TASK DIRECTIONS. Extract, in full, the lines below, beginning at the first and ending with the line that contains "const methanolTicks = [5.0, 7.5, 10.0, 12.5, 15.0];". Pictures do not belong in the copy.

STORED DATA.
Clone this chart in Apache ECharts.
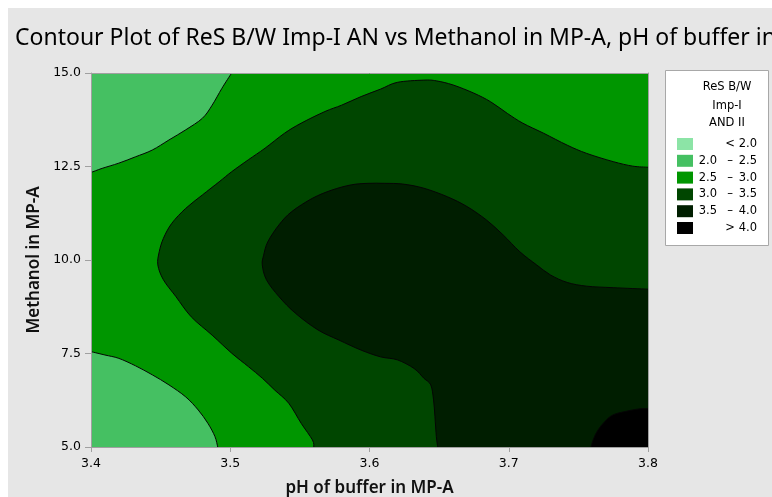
<!DOCTYPE html>
<html>
<head>
<meta charset="utf-8">
<script src="https://cdn.jsdelivr.net/npm/echarts@6/dist/echarts.min.js"></script>
<style>
  html, body { margin: 0; padding: 0; background: #ffffff; }
  #chart { width: 772px; height: 497px; }
</style>
</head>
<body>
<div id="chart"></div>
<script>
// Axis ticks
const phTicks = [3.4, 3.5, 3.6, 3.7, 3.8];
const methanolTicks = [5.0, 7.5, 10.0, 12.5, 15.0];

// Response bands of ReS B/W Imp-I AND II (null = open end)
const bandLow  = [null, 2.0, 2.5, 3.0, 3.5, 4.0];
const bandHigh = [2.0, 2.5, 3.0, 3.5, 4.0, null];

// Contour lines as [pH, methanol] points
// 2.5 level, upper-left pocket
const contour25Upper = [
  [3.501, 15.00], [3.494, 14.59], [3.487, 14.14], [3.480, 13.79], [3.468, 13.48],
  [3.456, 13.21], [3.444, 12.94], [3.432, 12.76], [3.420, 12.59], [3.408, 12.45],
  [3.400, 12.34]
];
// 2.5 level, lower-left pocket
const contour25Lower = [
  [3.400, 7.55], [3.410, 7.46], [3.420, 7.37], [3.432, 7.17], [3.444, 6.93],
  [3.456, 6.66], [3.468, 6.34], [3.477, 5.99], [3.484, 5.63], [3.489, 5.28],
  [3.491, 5.00]
];
// 3.0 level
const contour30 = [
  [3.800, 12.48], [3.789, 12.51], [3.775, 12.63], [3.756, 12.85], [3.742, 13.07],
  [3.725, 13.39], [3.710, 13.66], [3.699, 13.92], [3.687, 14.23], [3.675, 14.46],
  [3.660, 14.68], [3.648, 14.79], [3.639, 14.81], [3.620, 14.75], [3.608, 14.57],
  [3.594, 14.37], [3.580, 14.14], [3.568, 13.97], [3.551, 13.66], [3.539, 13.39],
  [3.525, 12.99], [3.513, 12.68], [3.501, 12.36], [3.492, 12.09], [3.480, 11.74],
  [3.468, 11.38], [3.458, 10.98], [3.452, 10.58], [3.449, 10.22], [3.448, 9.87],
  [3.452, 9.47], [3.461, 9.02], [3.472, 8.48], [3.487, 7.99], [3.501, 7.51],
  [3.513, 7.15], [3.523, 6.84], [3.532, 6.52], [3.542, 6.17], [3.551, 5.63],
  [3.559, 5.19], [3.560, 5.00]
];
// 3.5 level
const contour35 = [
  [3.800, 9.22], [3.775, 9.26], [3.756, 9.30], [3.742, 9.40], [3.730, 9.60],
  [3.720, 9.87], [3.708, 10.22], [3.696, 10.67], [3.684, 11.07], [3.670, 11.43],
  [3.656, 11.69], [3.639, 11.92], [3.624, 12.03], [3.611, 12.05], [3.599, 12.05],
  [3.587, 12.01], [3.573, 11.87], [3.559, 11.65], [3.544, 11.29], [3.535, 10.94],
  [3.527, 10.49], [3.524, 10.13], [3.523, 9.87], [3.526, 9.47], [3.535, 9.02],
  [3.547, 8.57], [3.563, 8.13], [3.578, 7.86], [3.594, 7.59], [3.608, 7.41],
  [3.620, 7.33], [3.632, 7.10], [3.639, 6.84], [3.644, 6.66], [3.646, 6.26],
  [3.647, 5.81], [3.648, 5.28], [3.649, 5.00]
];
// 4.0 level
const contour40 = [
  [3.800, 6.03], [3.794, 6.02], [3.785, 5.96], [3.775, 5.86], [3.769, 5.68],
  [3.764, 5.45], [3.761, 5.23], [3.759, 5.00]
];

// ---- styling ----
const bandColors = ['#8ce4a6', '#45c062', '#009600', '#004600', '#001e00', '#000000'];
const FONT = 'DejaVu Sans';
const TITLE_FONT = 'Noto Sans';

const phMin = phTicks[0], phMax = phTicks[phTicks.length - 1];
const mMin = methanolTicks[0], mMax = methanolTicks[methanolTicks.length - 1];

// Smooth contour shape: Catmull-Rom curve through the points,
// optionally closed with straight edges through plot corners.
const ContourShape = echarts.graphic.extendShape({
  shape: { points: [], corners: [] },
  buildPath: function (ctx, shape) {
    const p = shape.points;
    const n = p.length;
    if (!n) return;
    ctx.moveTo(p[0][0], p[0][1]);
    for (let i = 0; i < n - 1; i++) {
      const p0 = p[Math.max(i - 1, 0)], p1 = p[i], p2 = p[i + 1], p3 = p[Math.min(i + 2, n - 1)];
      ctx.bezierCurveTo(
        p1[0] + (p2[0] - p0[0]) / 6, p1[1] + (p2[1] - p0[1]) / 6,
        p2[0] - (p3[0] - p1[0]) / 6, p2[1] - (p3[1] - p1[1]) / 6,
        p2[0], p2[1]
      );
    }
    const c = shape.corners || [];
    if (c.length) {
      c.forEach(function (q) { ctx.lineTo(q[0], q[1]); });
      ctx.closePath();
    }
  }
});
echarts.graphic.registerShape('contourShape', ContourShape);

// Filled regions: each contour closed along the plot corners
const regions = [
  { band: 2, line: [[phMin, mMin], [phMax, mMin]], corners: [[phMax, mMax], [phMin, mMax]] },
  { band: 1, line: contour25Upper, corners: [[phMin, mMax]] },
  { band: 1, line: contour25Lower, corners: [[phMin, mMin]] },
  { band: 3, line: contour30, corners: [[phMax, mMin]] },
  { band: 4, line: contour35, corners: [[phMax, mMin]] },
  { band: 5, line: contour40, corners: [[phMax, mMin]] }
];
const contourLines = [contour25Upper, contour25Lower, contour30, contour35, contour40];

function clipRect(params) {
  const c = params.coordSys;
  return { x: c.x, y: c.y, width: c.width, height: c.height };
}

const series = [];
regions.forEach(function (r, i) {
  series.push({
    type: 'custom',
    name: 'region' + i,
    z: 2 + i,
    silent: true,
    data: r.line,
    renderItem: function (params, api) {
      if (params.dataIndex !== 0) return null;
      return {
        type: 'contourShape',
        shape: {
          points: r.line.map(function (p) { return api.coord(p); }),
          corners: r.corners.map(function (p) { return api.coord(p); })
        },
        style: { fill: bandColors[r.band], stroke: null },
        clipPath: { type: 'rect', shape: clipRect(params) }
      };
    }
  });
});
contourLines.forEach(function (line, i) {
  series.push({
    type: 'custom',
    name: 'contour' + i,
    z: 20,
    silent: true,
    data: line,
    renderItem: function (params, api) {
      if (params.dataIndex !== 0) return null;
      return {
        type: 'contourShape',
        shape: { points: line.map(function (p) { return api.coord(p); }), corners: [] },
        style: { stroke: '#050505', lineWidth: 1, fill: null }
      };
    }
  });
});

// Legend drawn as graphic elements
const fmt = function (v) { return v == null ? '' : v.toFixed(1); };
const LF = '11.5px "' + FONT + '"';
const legendChildren = [
  { type: 'rect', shape: { x: 665.5, y: 70.5, width: 103, height: 175 },
    style: { fill: '#ffffff', stroke: '#a8a8a8', lineWidth: 1 } },
  { type: 'text', x: 727, y: 87, style: { text: 'ReS B/W', font: LF, fill: '#000', align: 'center', verticalAlign: 'middle' } },
  { type: 'text', x: 727, y: 106, style: { text: 'Imp-I', font: LF, fill: '#000', align: 'center', verticalAlign: 'middle' } },
  { type: 'text', x: 727, y: 123, style: { text: 'AND II', font: LF, fill: '#000', align: 'center', verticalAlign: 'middle' } }
];
bandColors.forEach(function (col, i) {
  const cy = 144 + i * 16.8;
  legendChildren.push({ type: 'rect', shape: { x: 677, y: cy - 6, width: 16, height: 12 }, style: { fill: col } });
  const lo = bandLow[i], hi = bandHigh[i];
  let left = '', sep = '', right = '';
  if (lo == null) { sep = '<'; right = fmt(hi); }
  else if (hi == null) { sep = '>'; right = fmt(lo); }
  else { left = fmt(lo); sep = '\u2013'; right = fmt(hi); }
  legendChildren.push({ type: 'text', x: 717, y: cy, style: { text: left, font: LF, fill: '#000', align: 'right', verticalAlign: 'middle' } });
  legendChildren.push({ type: 'text', x: 730, y: cy, style: { text: sep, font: LF, fill: '#000', align: 'center', verticalAlign: 'middle' } });
  legendChildren.push({ type: 'text', x: 757, y: cy, style: { text: right, font: LF, fill: '#000', align: 'right', verticalAlign: 'middle' } });
});

const axisLineStyle = { color: '#a0a0a0', width: 1 };
const labelStyle = { fontFamily: FONT, fontSize: 12.5, color: '#000' };
const nameStyle = { fontFamily: TITLE_FONT, fontSize: 17, fontWeight: 600, color: '#111' };

const option = {
  animation: false,
  backgroundColor: '#e6e6e6',
  title: {
    text: 'Contour Plot of ReS B/W Imp-I AN vs Methanol in MP-A, pH of buffer in',
    left: 10, top: 22,
    textStyle: { fontFamily: TITLE_FONT, fontSize: 23, fontWeight: 'normal', color: '#000' }
  },
  grid: { left: 91, top: 73, width: 557, height: 374, containLabel: false, outerBoundsMode: 'none' },
  xAxis: [{
    type: 'value', min: phMin, max: phMax, interval: phTicks[1] - phTicks[0],
    z: 30,
    axisLine: { show: true, onZero: false, lineStyle: axisLineStyle },
    axisTick: { show: true, length: 5, lineStyle: axisLineStyle },
    splitLine: { show: false },
    axisLabel: { margin: 10, formatter: function (v) { return v.toFixed(1); }, ...labelStyle },
    name: 'pH of buffer in MP-A', nameLocation: 'middle', nameGap: 33,
    nameTextStyle: nameStyle
  }, {
    type: 'value', position: 'top', min: phMin, max: phMax, z: 30,
    axisLine: { show: true, onZero: false, lineStyle: axisLineStyle },
    axisTick: { show: false }, axisLabel: { show: false }, splitLine: { show: false }
  }],
  yAxis: [{
    type: 'value', min: mMin, max: mMax, interval: methanolTicks[1] - methanolTicks[0],
    z: 30,
    axisLine: { show: true, onZero: false, lineStyle: axisLineStyle },
    axisTick: { show: true, length: 6, lineStyle: axisLineStyle },
    splitLine: { show: false },
    axisLabel: { margin: 10, formatter: function (v) { return v.toFixed(1); }, ...labelStyle },
    name: 'Methanol in MP-A', nameLocation: 'middle', nameGap: 42,
    nameTextStyle: nameStyle
  }, {
    type: 'value', position: 'right', min: mMin, max: mMax, z: 30,
    axisLine: { show: true, onZero: false, lineStyle: axisLineStyle },
    axisTick: { show: false }, axisLabel: { show: false }, splitLine: { show: false }
  }],
  graphic: [
    { type: 'rect', shape: { x: 0, y: 0, width: 772, height: 8 }, style: { fill: '#ffffff' }, silent: true },
    { type: 'rect', shape: { x: 0, y: 0, width: 8, height: 497 }, style: { fill: '#ffffff' }, silent: true },
    { type: 'group', children: legendChildren, silent: true }
  ],
  series: series
};

const chart = echarts.init(document.getElementById('chart'), null, { renderer: 'canvas' });
chart.setOption(option);
</script>
</body>
</html>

PROBLEM SOLUTION.
Clone this chart in Apache ECharts.
<!DOCTYPE html>
<html>
<head>
<meta charset="utf-8">
<script src="https://cdn.jsdelivr.net/npm/echarts@6/dist/echarts.min.js"></script>
<style>
  html, body { margin: 0; padding: 0; background: #ffffff; }
  #chart { width: 772px; height: 497px; }
</style>
</head>
<body>
<div id="chart"></div>
<script>
// Axis ticks
const phTicks = [3.4, 3.5, 3.6, 3.7, 3.8];
const methanolTicks = [5.0, 7.5, 10.0, 12.5, 15.0];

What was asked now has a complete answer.